Please give the entries again in full and exactly, without any picture.

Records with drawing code
·····
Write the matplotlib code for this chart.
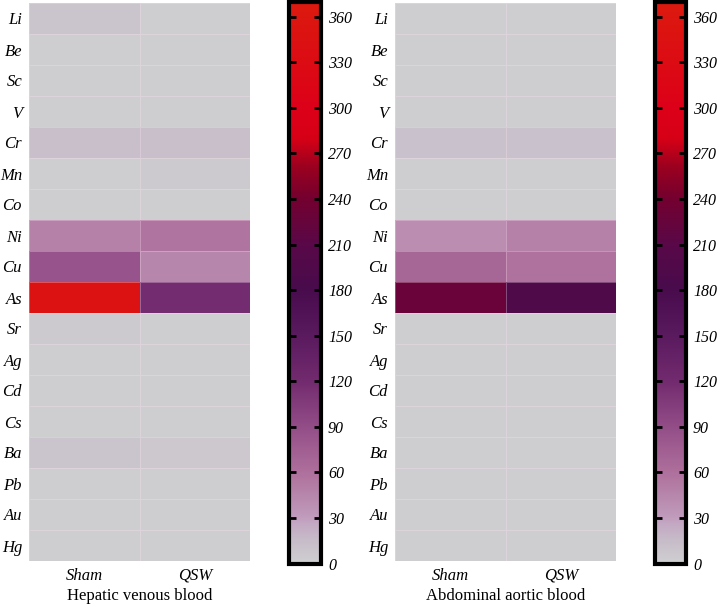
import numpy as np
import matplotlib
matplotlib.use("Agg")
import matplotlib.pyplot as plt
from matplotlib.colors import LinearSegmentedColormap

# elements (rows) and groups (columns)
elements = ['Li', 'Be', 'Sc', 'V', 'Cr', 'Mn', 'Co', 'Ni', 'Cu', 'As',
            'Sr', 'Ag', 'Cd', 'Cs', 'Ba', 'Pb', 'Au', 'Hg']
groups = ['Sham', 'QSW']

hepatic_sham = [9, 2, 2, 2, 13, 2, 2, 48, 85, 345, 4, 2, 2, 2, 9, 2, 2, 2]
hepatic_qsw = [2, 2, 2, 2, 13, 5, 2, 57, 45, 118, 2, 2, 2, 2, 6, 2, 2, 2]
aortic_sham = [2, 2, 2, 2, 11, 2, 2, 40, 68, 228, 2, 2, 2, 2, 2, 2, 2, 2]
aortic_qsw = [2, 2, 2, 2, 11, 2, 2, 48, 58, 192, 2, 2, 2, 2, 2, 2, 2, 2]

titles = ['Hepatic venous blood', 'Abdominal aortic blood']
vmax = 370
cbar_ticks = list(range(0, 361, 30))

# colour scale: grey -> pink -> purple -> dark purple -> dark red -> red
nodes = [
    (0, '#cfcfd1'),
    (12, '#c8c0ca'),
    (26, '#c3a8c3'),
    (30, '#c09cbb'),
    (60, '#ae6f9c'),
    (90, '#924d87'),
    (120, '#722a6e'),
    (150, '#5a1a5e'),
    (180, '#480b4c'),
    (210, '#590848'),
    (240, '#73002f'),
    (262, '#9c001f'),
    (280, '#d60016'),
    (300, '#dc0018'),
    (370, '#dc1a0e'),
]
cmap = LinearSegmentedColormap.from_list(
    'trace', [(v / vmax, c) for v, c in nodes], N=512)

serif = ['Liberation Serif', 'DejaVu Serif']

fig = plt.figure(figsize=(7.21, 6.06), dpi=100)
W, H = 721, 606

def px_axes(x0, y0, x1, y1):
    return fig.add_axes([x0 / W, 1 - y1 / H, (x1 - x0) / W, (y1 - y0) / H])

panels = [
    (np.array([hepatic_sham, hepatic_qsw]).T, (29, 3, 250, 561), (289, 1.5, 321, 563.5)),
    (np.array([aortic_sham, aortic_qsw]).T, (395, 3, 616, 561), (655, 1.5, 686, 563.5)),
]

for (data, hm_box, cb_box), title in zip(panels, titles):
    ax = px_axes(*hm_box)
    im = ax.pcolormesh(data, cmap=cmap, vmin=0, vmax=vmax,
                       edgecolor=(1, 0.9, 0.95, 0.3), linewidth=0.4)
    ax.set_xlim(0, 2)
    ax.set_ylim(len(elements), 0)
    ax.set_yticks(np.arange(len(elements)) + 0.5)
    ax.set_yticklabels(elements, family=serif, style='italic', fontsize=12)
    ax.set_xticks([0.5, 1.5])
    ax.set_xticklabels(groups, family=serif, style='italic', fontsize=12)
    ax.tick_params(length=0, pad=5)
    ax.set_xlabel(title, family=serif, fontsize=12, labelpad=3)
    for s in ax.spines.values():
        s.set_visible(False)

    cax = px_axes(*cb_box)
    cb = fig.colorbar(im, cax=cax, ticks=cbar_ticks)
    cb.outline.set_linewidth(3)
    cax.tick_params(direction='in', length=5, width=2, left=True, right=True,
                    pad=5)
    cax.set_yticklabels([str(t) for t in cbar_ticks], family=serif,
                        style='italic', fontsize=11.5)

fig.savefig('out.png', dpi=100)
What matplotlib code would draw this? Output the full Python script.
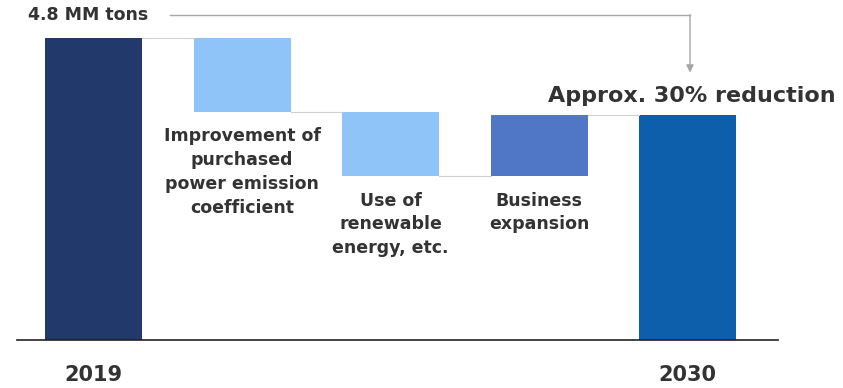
·····
> _Solution to this exercise_
Write the matplotlib code for this chart.
import numpy as np
import matplotlib
matplotlib.use("Agg")
import matplotlib.pyplot as plt
from matplotlib.colors import LinearSegmentedColormap

# elements (rows) and groups (columns)
elements = ['Li', 'Be', 'Sc', 'V', 'Cr', 'Mn', 'Co', 'Ni', 'Cu', 'As',
            'Sr', 'Ag', 'Cd', 'Cs', 'Ba', 'Pb', 'Au', 'Hg']
groups = ['Sham', 'QSW']

hepatic_sham = [9, 2, 2, 2, 13, 2, 2, 48, 85, 345, 4, 2, 2, 2, 9, 2, 2, 2]
hepatic_qsw = [2, 2, 2, 2, 13, 5, 2, 57, 45, 118, 2, 2, 2, 2, 6, 2, 2, 2]
aortic_sham = [2, 2, 2, 2, 11, 2, 2, 40, 68, 228, 2, 2, 2, 2, 2, 2, 2, 2]
aortic_qsw = [2, 2, 2, 2, 11, 2, 2, 48, 58, 192, 2, 2, 2, 2, 2, 2, 2, 2]

titles = ['Hepatic venous blood', 'Abdominal aortic blood']
vmax = 370
cbar_ticks = list(range(0, 361, 30))

# colour scale: grey -> pink -> purple -> dark purple -> dark red -> red
nodes = [
    (0, '#cfcfd1'),
    (12, '#c8c0ca'),
    (26, '#c3a8c3'),
    (30, '#c09cbb'),
    (60, '#ae6f9c'),
    (90, '#924d87'),
    (120, '#722a6e'),
    (150, '#5a1a5e'),
    (180, '#480b4c'),
    (210, '#590848'),
    (240, '#73002f'),
    (262, '#9c001f'),
    (280, '#d60016'),
    (300, '#dc0018'),
    (370, '#dc1a0e'),
]
cmap = LinearSegmentedColormap.from_list(
    'trace', [(v / vmax, c) for v, c in nodes], N=512)

serif = ['Liberation Serif', 'DejaVu Serif']

fig = plt.figure(figsize=(7.21, 6.06), dpi=100)
W, H = 721, 606

def px_axes(x0, y0, x1, y1):
    return fig.add_axes([x0 / W, 1 - y1 / H, (x1 - x0) / W, (y1 - y0) / H])

panels = [
    (np.array([hepatic_sham, hepatic_qsw]).T, (29, 3, 250, 561), (289, 1.5, 321, 563.5)),
    (np.array([aortic_sham, aortic_qsw]).T, (395, 3, 616, 561), (655, 1.5, 686, 563.5)),
]

for (data, hm_box, cb_box), title in zip(panels, titles):
    ax = px_axes(*hm_box)
    im = ax.pcolormesh(data, cmap=cmap, vmin=0, vmax=vmax,
                       edgecolor=(1, 0.9, 0.95, 0.3), linewidth=0.4)
    ax.set_xlim(0, 2)
    ax.set_ylim(len(elements), 0)
    ax.set_yticks(np.arange(len(elements)) + 0.5)
    ax.set_yticklabels(elements, family=serif, style='italic', fontsize=12)
    ax.set_xticks([0.5, 1.5])
    ax.set_xticklabels(groups, family=serif, style='italic', fontsize=12)
    ax.tick_params(length=0, pad=5)
    ax.set_xlabel(title, family=serif, fontsize=12, labelpad=3)
    for s in ax.spines.values():
        s.set_visible(False)

    cax = px_axes(*cb_box)
    cb = fig.colorbar(im, cax=cax, ticks=cbar_ticks)
    cb.outline.set_linewidth(3)
    cax.tick_params(direction='in', length=5, width=2, left=True, right=True,
                    pad=5)
    cax.set_yticklabels([str(t) for t in cbar_ticks], family=serif,
                        style='italic', fontsize=11.5)

fig.savefig('out.png', dpi=100)
What matplotlib code would draw this? Output the full Python script.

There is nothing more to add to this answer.